Um novo modelo de produção e consumo sustentáveis
A Grande Depressão econômica que teve início em 1929 com o crash da Bolsa de Nova York provocou um colapso econômico sem precedentes no sistema capitalista mundial, e desmoralizou as teorias então dominantes do liberalismo econômico, que garantiam que a “mão invisível” do mercado resolveria tudo naturalmente. Não resolveu. Então, entre 1933 e 1937, o presidente norte-americano Franklin Delano Roosevelt criou o chamado “New Deal” (“Novo Acordo” ou “Novo Pacto”), um ousado plano de intervenção do Estado na economia para investir em obras públicas de modo a gerar empregos e a retomar o crescimento econômico do país. A recuperação foi notável, e vários países adotaram projetos semelhantes depois da II Guerra Mundial.
Desde os anos 80, contudo, o mundo foi assolado por uma ofensiva neoliberal contra o welfare state que praticamente destruiu as grandes conquistas sociais do pós-guerra. Pior foi o Brasil, que não construiu esse colchão social e, por isso, vem sofrendo mais duramente com os efeitos do crescimento econômico pífio, do desemprego estrutural, do aumento da desigualdade e da enorme degradação ambiental.
A eclosão da pandemia da Covid-19 agravou brutalmente essas contradições, sobretudo em países emergentes como o nosso. Mas quem sabe não seja essa a oportunidade de pensarmos em soluções inovadoras e sustentáveis? Uma nova “onda verde” global parece ganhar fôlego.
Desde 2019, uma geração de parlamentares do Partido Democrata dos EUA, liderados pela deputada Alexandria Ocasio-Cortez, está propondo um “New Deal verde”. A ideia surgiu depois de eles terem constatado que parte dos R$ 800 bilhões gastos pelo Estado norte-americano para tirar o país da recessão de 2008 subsidiaram empresas à base de energia não renovável.
Assim, o objetivo do “New Deal verde” é levar o planeta a uma economia de zero emissões de carbono até o ano de 2050. Nesse modelo de produção e consumo sustentáveis, os EUA devem adotar medidas drásticas para reduzir a emissão de poluentes em todos os setores industriais, transportes, eletricidade e sistemas de aquecimento. O plano prevê que até o fim da década 100% da energia elétrica deva ser gerada por fontes renováveis; renovação completa da rede de distribuição de eletricidade e reestruturação de todas as moradias para a economia e eficiência energética; bem como investimentos maciços em transportes públicos e em veículos elétricos.

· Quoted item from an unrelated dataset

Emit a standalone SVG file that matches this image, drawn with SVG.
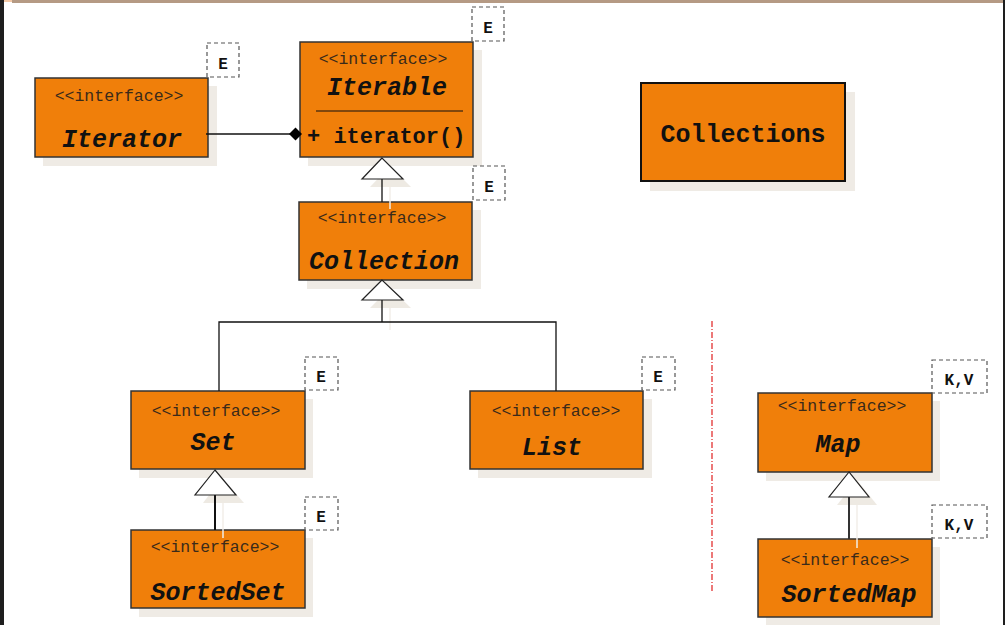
<svg xmlns="http://www.w3.org/2000/svg" width="1005" height="625" viewBox="0 0 1005 625">
<style>
.shadow{fill:#efebe5;stroke:none}
.box{fill:#f07f0a;stroke:#333;stroke-width:1.5}
.ster{font-family:"Liberation Mono",monospace;font-size:16.5px;fill:#3a2a1a;text-anchor:middle}
.name{font-family:"Liberation Mono",monospace;font-size:25px;font-weight:bold;font-style:italic;fill:#111;text-anchor:middle}
.tp{fill:#fff;stroke:#555;stroke-width:1.2;stroke-dasharray:4 3}
.tpt{font-family:"Liberation Mono",monospace;font-size:16px;font-weight:bold;fill:#111;text-anchor:middle}
.ln{stroke:#111;stroke-width:1.3;fill:none}
.tri{fill:#fff;stroke:#222;stroke-width:1.2}
.tris{fill:#eeeae3;stroke:none}
.sl{stroke:#f2eee8;stroke-width:1.5}
</style>
<rect x="0" y="0" width="1005" height="625" fill="#fff"/>
<rect x="0" y="0" width="4" height="625" fill="#1e1e1e"/>
<rect x="1003" y="0" width="2" height="625" fill="#1e1e1e"/>
<rect x="4" y="0" width="8" height="2" fill="#f3c9a8"/>
<rect x="12" y="0" width="991" height="3" fill="#b59a84"/>

<g id="iterator">
<rect class="shadow" x="43" y="86" width="174" height="80"/>
<rect class="box" x="35" y="78" width="173" height="79"/>
<text class="ster" x="119" y="101">&lt;&lt;interface&gt;&gt;</text>
<text class="name" x="122" y="147">Iterator</text>
<rect class="tp" x="207" y="43" width="32" height="34"/>
<text class="tpt" x="223" y="69">E</text>
</g>

<g id="iterable">
<rect class="shadow" x="308" y="50" width="174" height="116"/>
<rect class="box" x="300" y="42" width="173" height="115"/>
<text class="ster" x="383" y="64">&lt;&lt;interface&gt;&gt;</text>
<text class="name" x="387" y="95">Iterable</text>
<line x1="316" y1="111" x2="463" y2="111" stroke="#111" stroke-width="1.2"/>
<text x="307" y="143" font-family="Liberation Mono, monospace" font-size="22" font-weight="bold" fill="#111">+ iterator()</text>
<rect class="tp" x="472" y="7" width="32" height="34"/>
<text class="tpt" x="488" y="33">E</text>
</g>

<g id="collections">
<rect class="shadow" x="650" y="92" width="205" height="99"/>
<rect x="641" y="83" width="204" height="98" fill="#f07f0a" stroke="#111" stroke-width="2"/>
<text x="743" y="142" font-family="Liberation Mono, monospace" font-size="25" font-weight="bold" fill="#111" text-anchor="middle">Collections</text>
</g>

<g id="collection">
<rect class="shadow" x="307" y="210" width="174" height="79"/>
<rect class="box" x="299" y="202" width="173" height="78"/>
<text class="ster" x="382" y="223">&lt;&lt;interface&gt;&gt;</text>
<text class="name" x="384" y="269">Collection</text>
<rect class="tp" x="473" y="166" width="32" height="34"/>
<text class="tpt" x="489" y="192">E</text>
</g>

<g id="set">
<rect class="shadow" x="139" y="399" width="174" height="79"/>
<rect class="box" x="131" y="391" width="174" height="78"/>
<text class="ster" x="216" y="416">&lt;&lt;interface&gt;&gt;</text>
<text class="name" x="213" y="450">Set</text>
<rect class="tp" x="305" y="357" width="33" height="33"/>
<text class="tpt" x="321" y="382">E</text>
</g>

<g id="list">
<rect class="shadow" x="478" y="399" width="174" height="79"/>
<rect class="box" x="470" y="391" width="173" height="78"/>
<text class="ster" x="556" y="416">&lt;&lt;interface&gt;&gt;</text>
<text class="name" x="552" y="455">List</text>
<rect class="tp" x="642" y="357" width="33" height="33"/>
<text class="tpt" x="658" y="382">E</text>
</g>

<g id="sortedset">
<rect class="shadow" x="139" y="538" width="174" height="79"/>
<rect class="box" x="131" y="530" width="174" height="78"/>
<text class="ster" x="215" y="552">&lt;&lt;interface&gt;&gt;</text>
<text class="name" x="218" y="600">SortedSet</text>
<rect class="tp" x="305" y="497" width="33" height="33"/>
<text class="tpt" x="321" y="522">E</text>
</g>

<g id="map">
<rect class="shadow" x="766" y="401" width="174" height="80"/>
<rect class="box" x="758" y="393" width="174" height="79"/>
<text class="ster" x="842" y="411">&lt;&lt;interface&gt;&gt;</text>
<text class="name" x="838" y="452">Map</text>
<rect class="tp" x="932" y="360" width="55" height="33"/>
<text class="tpt" x="959" y="385">K,V</text>
</g>

<g id="sortedmap">
<rect class="shadow" x="766" y="547" width="174" height="78"/>
<rect class="box" x="758" y="539" width="174" height="78"/>
<text class="ster" x="845" y="565">&lt;&lt;interface&gt;&gt;</text>
<text class="name" x="849" y="602">SortedMap</text>
<rect class="tp" x="932" y="505" width="55" height="33"/>
<text class="tpt" x="959" y="530">K,V</text>
</g>

<g id="separator">
<line x1="712" y1="321" x2="712" y2="591" stroke="#e02020" stroke-width="1.2" stroke-dasharray="6 2 1 2"/>
</g>

<g id="connectors">
<polygon class="tris" points="390,166 370,187 411,187"/>
<polygon class="tris" points="390,288 370,308 411,308"/>
<polygon class="tris" points="222,478 203,503 244,503"/>
<polygon class="tris" points="857,480 837,505 877,505"/>
<line class="sl" x1="390" y1="187" x2="390" y2="209"/>
<line class="sl" x1="390" y1="308" x2="390" y2="330"/>
<line class="sl" x1="223" y1="503" x2="223" y2="538"/>
<line class="sl" x1="857" y1="505" x2="857" y2="548"/>
<line class="ln" x1="206" y1="134" x2="290" y2="134"/>
<polygon points="289,134 295.5,127.5 302,134 295.5,140.5" fill="#000"/>
<line class="ln" x1="382" y1="179" x2="382" y2="202"/>
<polygon class="tri" points="382,158 362,179 403,179"/>
<line class="ln" x1="382" y1="300" x2="382" y2="322"/>
<polyline class="ln" points="219,391 219,322 556,322 556,391"/>
<polygon class="tri" points="382,280 362,300 403,300"/>
<line x1="215" y1="495" x2="215" y2="530" stroke="#111" stroke-width="2"/>
<polygon class="tri" points="215,470 195,495 236,495"/>
<line x1="849" y1="497" x2="849" y2="539" stroke="#333" stroke-width="2"/>
<polygon class="tri" points="849,472 829,497 869,497"/>
</g>
</svg>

O “New Deal verde” prevê que o governo crie empregos qualificados na área de meio ambiente, como em energias renováveis. Direitos humanos fundamentais devem incluir ar limpo, água não poluída e comida saudável.
O plano de Alexandria Ocasio-Cortez já foi incorporado por Joe Biden, provável candidato democrata à Casa Branca em novembro, que pretende gastar quase US$ 2 trilhões em investimentos durante uma década.
Compartilhando o temor pela ameaça das alterações climáticas e da degradação do meio ambiente, a União Europeia também elaborou uma estratégia semelhante, o European Green Deal, ou Pacto Ecológico Europeu, com o objetivo de transformar a Europa em uma economia moderna, eficiente no aproveitamento dos recursos e competitiva. Segundo a presidente da Comissão Europeia, Ursula von der Leyen, o plano prevê gastos de € 1 trilhão em uma década, entre recursos públicos e privados. A Coreia do Sul também está prometendo um “New Deal verde”.
A crise também oferece a nós, brasileiros, uma oportunidade única de superarmos o neoliberalismo e o velho desenvolvimentismo predatórios. Nós temos uma enorme tradição de luta ambiental que deve ser canalizada para a consecução de um novo modelo de desenvolvimento, nos termos do que propõe o “New Deal verde”. A sociedade civil e o campo democrático devem abraçar essa bandeira, a única capaz de garantir o futuro do país, das próximas gerações e do planeta. Vamos surfar nessa onda?